Papers from PNAS and IPCC fill most of the categories the Economist lists. Unfortunately, I do not expect my Liberal friends to accept the Economist [La la la la la la la la la la la] as a source, though. After all the Economist said of Liberal darling Paul Krugman, “the most striking thing about his writing these days is not its economic rigour but its political partisanship.”

And finally, for those who pray at the institutionalized ignorance altar to Al Gore, there may be a scientific consensus on global warming after all. Only 36 percent of geoscientists and engineers believe that humans have created global warming, although I suspect 100 percent of them believe humans have created the crisis itself. Of course, this finding was in the peer-reviewed Organization Studies, so it must be suspect, yes?


There is good news: The Economist also reports, “The most enlightened journals are already becoming less averse to humdrum papers. Some government funding agencies, including America’s National Institutes of Health, which dish out $30 billion on research each year, are working out how best to encourage replication.” [Emphasis added]

That small trend is a good start, but I don’t see it taking hold anywhere in the human-caused global warming industry and I don’t see it taking hold in the media or populace that supports and pays for said human-caused global warming industry.

 

We Only Have 500 Days Left, Part II

Want to know why I distrust our liberal friends?

The NYTimes reports that the National Climate Assessment study was prepared by a “large scientific panel overseen by the government and received final approval…” The White House released the report May 6.

The White House “wants to maximize its impact to drum up a sense of urgency among Americans about climate change — and thus to build political support for a contentious new climate change regulation that President Obama plans to issue in June.”

Mr. Obama wants to drum up urgency about climate change and build political support for [his] new climate change regulation.

Mr. Obama didn’t introduce it with a Rose Garden speech, though, because that would (a) give him only one shot at marketing it and (b) would give the people who understand the actual science yet another major opportunity to demonstrate how political this is. Instead, Mr. Obama “spent Tuesday giving interviews to local and national weather broadcasters on climate change and extreme weather.”

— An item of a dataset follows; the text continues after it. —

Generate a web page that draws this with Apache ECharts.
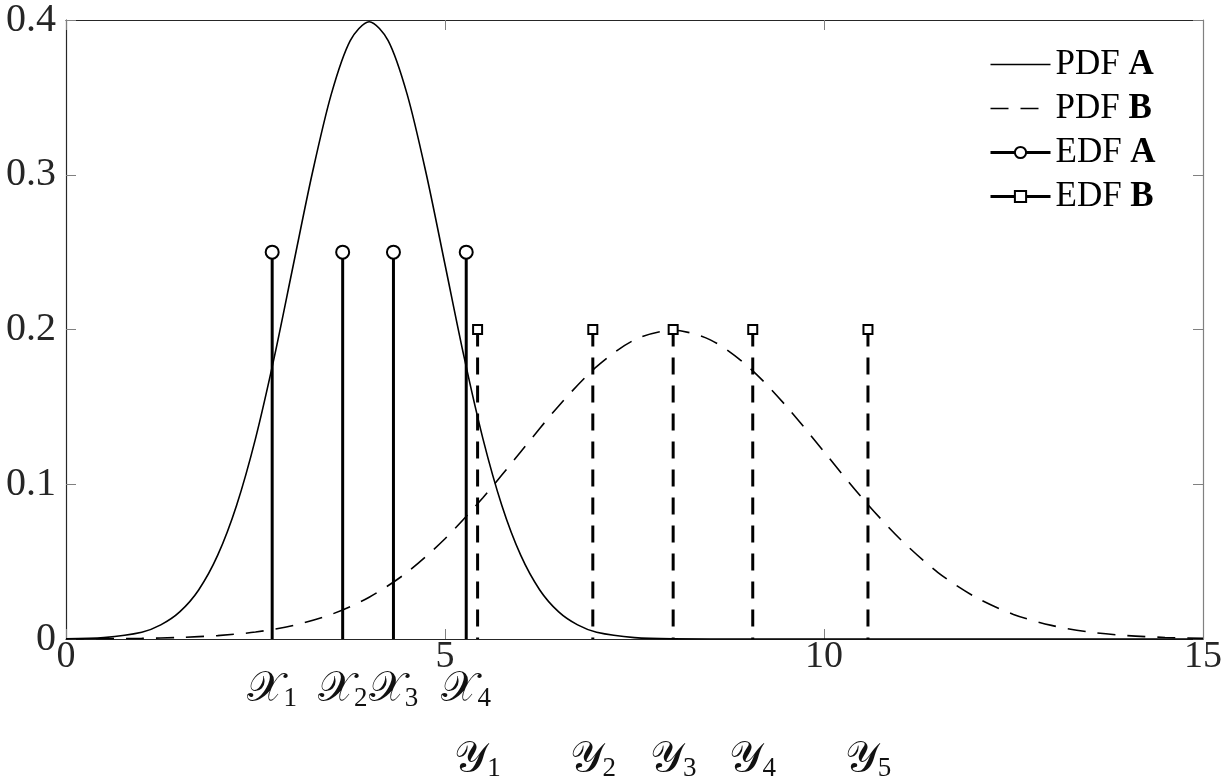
<!DOCTYPE html>
<html><head><meta charset="utf-8">
<script src="https://cdn.jsdelivr.net/npm/echarts@6/dist/echarts.min.js"></script>
<style>html,body{margin:0;padding:0;background:#fff}#c{width:1225px;height:784px}</style>
</head><body><div id="c"></div>
<script>
// PDF A samples
const pdfA_x = [0,0.5,1,1.25,1.5,1.75,2,2.25,2.5,2.75,3,3.25,3.5,3.75,4,4.25,4.5,4.75,5,5.25,5.5,5.75,6,6.25,6.5,6.75,7,7.5,8,9,10,11,12,13,14,15];
const pdfA_y = [0.0001,0.0009,0.0044,0.0091,0.0175,0.0317,0.054,0.0863,0.1295,0.1826,0.242,0.3011,0.3521,0.3867,0.3989,0.3867,0.3521,0.3011,0.242,0.1826,0.1295,0.0863,0.054,0.0317,0.0175,0.0091,0.0044,0.0009,0.0001,0,0,0,0,0,0,0];
// PDF B samples
const pdfB_x = [0,0.5,1,1.5,2,2.5,3,3.5,4,4.5,5,5.5,6,6.5,7,7.5,8,8.5,9,9.5,10,10.5,11,11.5,12,12.5,13,13.5,14,14.5,15];
const pdfB_y = [0.0001,0.0002,0.0004,0.001,0.0022,0.0045,0.0088,0.0159,0.027,0.0431,0.0648,0.0913,0.121,0.1506,0.176,0.1933,0.1995,0.1933,0.176,0.1506,0.121,0.0913,0.0648,0.0431,0.027,0.0159,0.0088,0.0045,0.0022,0.001,0.0004];
// EDF stems
const edfA_x = [2.72, 3.65, 4.32, 5.28];
const edfA_h = 0.25;
const edfB_x = [5.43, 6.95, 8.01, 9.06, 10.58];
const edfB_h = 0.2;
// labels
const edfA_sym = '𝒳', edfA_sub = ['1','2','3','4'];
const edfB_sym = '𝒴', edfB_sub = ['1','2','3','4','5'];
const seriesNames = ['PDF A','PDF B','EDF A','EDF B'];

const FONT = 'Liberation Serif';
const TXT = '#262626';
function pairs(xs, ys){ return xs.map((x,i)=>[x, ys[i]]); }
function stems(xs, h){
  const d = [];
  xs.forEach((x,i)=>{ if(i) d.push('-'); d.push([x,h]); d.push({value:[x,0], symbol:'none'}); });
  return d;
}
const richLbl = {
  m:{fontFamily:FONT, fontSize:42, color:'#111'},
  s:{fontFamily:FONT, fontSize:27, color:'#111', padding:[18,0,0,0]}
};
function labelAxis(xs, sym, subs, offset){
  return {
    type:'value', min:0, max:15, position:'bottom', offset:offset,
    axisLine:{show:false, onZero:false}, axisTick:{show:false}, splitLine:{show:false},
    axisLabel:{customValues: xs, margin:0, formatter: v => { const i = xs.indexOf(v); return '{m|'+sym+'}{s|'+subs[i]+'}'; }, rich: richLbl}
  };
}
const chart = echarts.init(document.getElementById('c'));
chart.setOption({
  animation:false,
  backgroundColor:'#fff',
  grid:{left:66, right:20, top:16, bottom:145, containLabel:false},
  legend:{
    data: [
      {name:'PDF A', itemStyle:{opacity:0}, lineStyle:{width:1.6}},
      {name:'PDF B', itemStyle:{opacity:0}, lineStyle:{width:1.6}},
      {name:'EDF A', lineStyle:{width:3}},
      {name:'EDF B', lineStyle:{width:3, type:'solid'}}
    ],
    orient:'vertical', left:984, top:42, itemWidth:60, itemHeight:14, itemGap:9,
    formatter: n => { const p = n.split(' '); return '{n|'+p[0]+' }{b|'+p[1]+'}'; },
    textStyle:{ rich:{ n:{fontFamily:FONT, fontSize:35, color:'#000'}, b:{fontFamily:FONT, fontSize:35, fontWeight:'bold', color:'#000'} } }
  },
  xAxis:[
    {type:'value', min:0, max:15, interval:5, position:'bottom',
     axisLine:{onZero:false, lineStyle:{color:TXT, width:1.2}}, axisTick:{inside:true, length:10, lineStyle:{color:'#808080'}},
     splitLine:{show:false}, axisLabel:{fontFamily:FONT, fontSize:38, color:TXT, margin:-1}},
    {type:'value', min:0, max:15, interval:5, position:'top',
     axisLine:{show:true, onZero:false, lineStyle:{color:TXT, width:1.2}}, axisTick:{inside:true, length:10, lineStyle:{color:'#808080'}},
     splitLine:{show:false}, axisLabel:{show:false}},
    labelAxis(edfA_x, edfA_sym, edfA_sub, 28),
    labelAxis(edfB_x, edfB_sym, edfB_sub, 98)
  ],
  yAxis:[
    {type:'value', min:0, max:0.4, interval:0.1, position:'left',
     axisLine:{show:true, onZero:false, lineStyle:{color:TXT, width:1.2}}, axisTick:{show:true, inside:true, length:10, lineStyle:{color:'#808080'}},
     splitLine:{show:false}, axisLabel:{fontFamily:FONT, fontSize:40, color:TXT, margin:10}},
    {type:'value', min:0, max:0.4, interval:0.1, position:'right',
     axisLine:{show:true, onZero:false, lineStyle:{color:'#808080', width:1.2}}, axisTick:{show:true, inside:true, length:10, lineStyle:{color:'#808080'}},
     splitLine:{show:false}, axisLabel:{show:false}}
  ],
  series:[
    {name:'PDF A', type:'line', data:pairs(pdfA_x,pdfA_y), smooth:0.3, symbol:'none', lineStyle:{color:'#000', width:1.6}, itemStyle:{color:'#000'}, z:3},
    {name:'PDF B', type:'line', data:pairs(pdfB_x,pdfB_y), smooth:0.3, symbol:'none', lineStyle:{color:'#000', width:1.6, type:[18,12]}, itemStyle:{color:'#000'}, z:3},
    {name:'EDF A', type:'line', data:stems(edfA_x, edfA_h), connectNulls:false, symbol:'emptyCircle', symbolSize:13,
     lineStyle:{color:'#000', width:3}, itemStyle:{color:'#000', borderColor:'#000', borderWidth:2.5}, z:4},
    {name:'EDF B', type:'line', data:stems(edfB_x, edfB_h), connectNulls:false, symbol:'emptyRect', symbolSize:9,
     lineStyle:{color:'#000', width:3, type:[17,11]}, itemStyle:{color:'#000', borderColor:'#000', borderWidth:2.2}, z:4}
  ]
});
</script></body></html>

Don’t want to take my word for it? Read what climatologist Roy Spencer has to say. Before becoming a Principal Research Scientist at the University of Alabama in Huntsville, Dr. Spencer was a Senior Scientist for Climate Studies at NASA’s Marshall Space Flight Center. Climate Confusion is his popular book on global warming.

For the record, there are still 975 days until Inauguration Day, January 20, 2017, so there is little doubt among our liberal friends that LAX will be underwater before the next President takes office.